Objective =
Quote every line below exactly and skip any picture.
>> Start
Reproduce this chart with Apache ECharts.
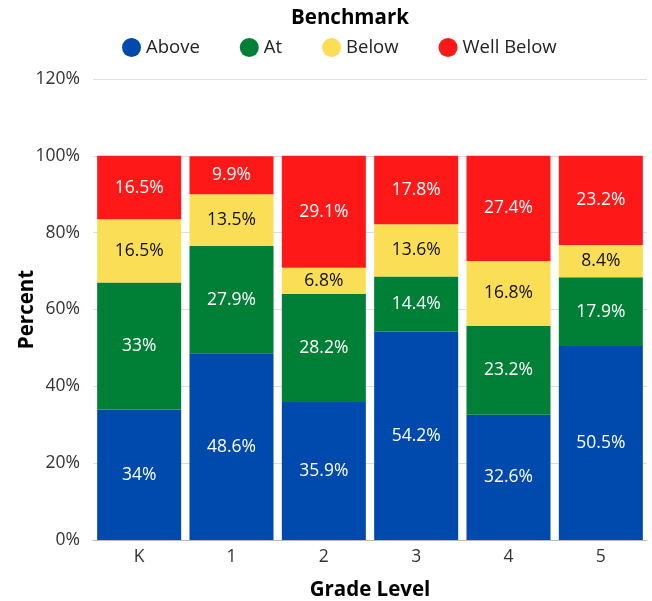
<!DOCTYPE html>
<html><head><meta charset="utf-8">
<script src="https://cdn.jsdelivr.net/npm/echarts@6/dist/echarts.min.js"></script>
<style>html,body{margin:0;padding:0;background:#fff}#c{width:652px;height:601px}</style>
</head><body><div id="c"></div>
<script>
const categories = ['K','1','2','3','4','5'];
const above = [34, 48.6, 35.9, 54.2, 32.6, 50.5];
const at = [33, 27.9, 28.2, 14.4, 23.2, 17.9];
const below = [16.5, 13.5, 6.8, 13.6, 16.8, 8.4];
const wellBelow = [16.5, 9.9, 29.1, 17.8, 27.4, 23.2];
const yTicks = [0, 20, 40, 60, 80, 100, 120];

const font = 'Open Sans';
function mk(name, data, color, labelColor) {
  return {
    name, type: 'bar', stack: 'total', data,
    barCategoryGap: '9%',
    itemStyle: { color, borderWidth: 0 },
    label: { show: true, position: 'inside', color: labelColor, fontSize: 17.5, fontFamily: font,
      formatter: p => p.value + '%' }
  };
}
const chart = echarts.init(document.getElementById('c'));
chart.setOption({
  animation: false,
  title: { text: 'Benchmark', left: 286, top: 3, textStyle: { fontSize: 20.5, fontWeight: 'bold', color: '#000', fontFamily: font } },
  legend: { top: 33, left: 117, icon: 'circle', itemWidth: 19, itemHeight: 19, itemGap: 40,
    textStyle: { fontSize: 18.5, color: '#222', fontFamily: font } },
  grid: { left: 93, right: 5, top: 79, bottom: 61, outerBoundsMode: 'none', containLabel: false },
  xAxis: { type: 'category', data: categories,
    name: 'Grade Level', nameLocation: 'middle', nameGap: 40, nameMoveOverlap: false,
    nameTextStyle: { fontSize: 20.5, fontWeight: 'bold', color: '#000', fontFamily: font },
    axisLine: { lineStyle: { color: '#bbb' } }, axisTick: { show: false },
    axisLabel: { fontSize: 17.5, color: '#333', margin: 8, fontFamily: font } },
  yAxis: { type: 'value', min: yTicks[0], max: yTicks[yTicks.length-1], interval: 20,
    name: 'Percent', nameLocation: 'middle', nameGap: 55, nameMoveOverlap: false,
    nameTextStyle: { fontSize: 20.5, fontWeight: 'bold', color: '#000', fontFamily: font },
    axisLabel: { fontSize: 17.5, color: '#333', formatter: '{value}%', margin: 13, fontFamily: font } ,
    splitLine: { lineStyle: { color: '#ddd' } } },
  series: [
    mk('Above', above, '#004AAD', '#fff'),
    mk('At', at, '#008037', '#fff'),
    mk('Below', below, '#FADE55', '#111'),
    mk('Well Below', wellBelow, '#FF1818', '#fff')
  ]
});
</script></body></html>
>> End
Task result =
Reproduce this chart with Apache ECharts.
<!DOCTYPE html>
<html><head><meta charset="utf-8">
<script src="https://cdn.jsdelivr.net/npm/echarts@6/dist/echarts.min.js"></script>
<style>html,body{margin:0;padding:0;background:#fff}#c{width:652px;height:601px}</style>
</head><body><div id="c"></div>
<script>
const categories = ['K','1','2','3','4','5'];
const above = [34, 48.6, 35.9, 54.2, 32.6, 50.5];
const at = [33, 27.9, 28.2, 14.4, 23.2, 17.9];
const below = [16.5, 13.5, 6.8, 13.6, 16.8, 8.4];
const wellBelow = [16.5, 9.9, 29.1, 17.8, 27.4, 23.2];
const yTicks = [0, 20, 40, 60, 80, 100, 120];

const font = 'Open Sans';
function mk(name, data, color, labelColor) {
  return {
    name, type: 'bar', stack: 'total', data,
    barCategoryGap: '9%',
    itemStyle: { color, borderWidth: 0 },
    label: { show: true, position: 'inside', color: labelColor, fontSize: 17.5, fontFamily: font,
      formatter: p => p.value + '%' }
  };
}
const chart = echarts.init(document.getElementById('c'));
chart.setOption({
  animation: false,
  title: { text: 'Benchmark', left: 286, top: 3, textStyle: { fontSize: 20.5, fontWeight: 'bold', color: '#000', fontFamily: font } },
  legend: { top: 33, left: 117, icon: 'circle', itemWidth: 19, itemHeight: 19, itemGap: 40,
    textStyle: { fontSize: 18.5, color: '#222', fontFamily: font } },
  grid: { left: 93, right: 5, top: 79, bottom: 61, outerBoundsMode: 'none', containLabel: false },
  xAxis: { type: 'category', data: categories,
    name: 'Grade Level', nameLocation: 'middle', nameGap: 40, nameMoveOverlap: false,
    nameTextStyle: { fontSize: 20.5, fontWeight: 'bold', color: '#000', fontFamily: font },
    axisLine: { lineStyle: { color: '#bbb' } }, axisTick: { show: false },
    axisLabel: { fontSize: 17.5, color: '#333', margin: 8, fontFamily: font } },
  yAxis: { type: 'value', min: yTicks[0], max: yTicks[yTicks.length-1], interval: 20,
    name: 'Percent', nameLocation: 'middle', nameGap: 55, nameMoveOverlap: false,
    nameTextStyle: { fontSize: 20.5, fontWeight: 'bold', color: '#000', fontFamily: font },
    axisLabel: { fontSize: 17.5, color: '#333', formatter: '{value}%', margin: 13, fontFamily: font } ,
    splitLine: { lineStyle: { color: '#ddd' } } },
  series: [
    mk('Above', above, '#004AAD', '#fff'),
    mk('At', at, '#008037', '#fff'),
    mk('Below', below, '#FADE55', '#111'),
    mk('Well Below', wellBelow, '#FF1818', '#fff')
  ]
});
</script></body></html>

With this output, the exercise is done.